Saturday 12th August 2006

Saturday 12th August turned out be a beautiful sunny spring day, perfect for releasing some trees into the wild.

Early on the planting day

Our faithful volunteers arrived, shovels in hands probably wondering why we had chosen not to mention that the planting site was just short of Himalayan altitudes, as hinted at below.

Ok, so it’s wasn’t that bad, but after 3.5 hours I was glad the sun was setting and we could get onto flat ground. It looks like we planted about 120 trees which is brilliant.

It was really cool to see something happen so quickly on the farm. Usually, Richard and I work for hours and see nothing. Having some friends mad enough to give up their Saturday for an afternoon on the slopes with shovel in hand and a fair bit of crawling around was fantastic. It is truly humbling.

Surely Richard and I owe them all a day of hard gardening at their places in return, so thanks go out to: Roxanne, Sarah, Zoe, Craig and Graham for all their hard work and for giving up their Saturday.

Molly and Elf also flap and ear and wave a paw in friendly greetings to Molly & Stanley, their new dog friends.

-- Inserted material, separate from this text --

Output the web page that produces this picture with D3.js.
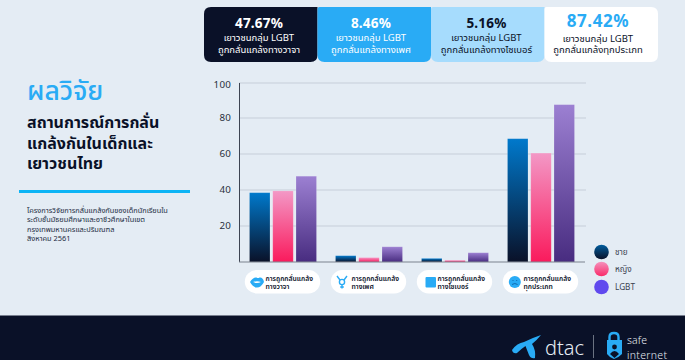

We finished off the evening with a campfire at which a few family and friends with handy excuses to pop in after the planting arrived, but that was nice. We know Saturdays are really precious so we are even more humbled that people sacrificed theirs for the sake of planting some trees or coming up for the campfire. As I’m writing, there is a good downpour of rain outside so I think all will be well in the new forest.

The only energetic task of the night was leaving the fire to rummage around in the dark for adequate toasting sticks. My favourite quote overhead on the night was “Marshmallows are a food group”. See, it’s true, campfires always bring out the inner philospher in people. Rumour was that a certain folk band might turn up to play a tune or two, but this was not to be, so since everyone was too weary to object, it seemed only right to subject everyone to my crappy compilation cd’s, who needs a subwoofer when you have a steel barn to amplify your tunes!

Reports from my sources suggest that the campfire was a particularly well stoked one, its smokey molecules lingering on fibre and hair for days. Hmmm….

But … surely that’s what farm life is all about, getting dirty and smelly and eating charcoal for dinner.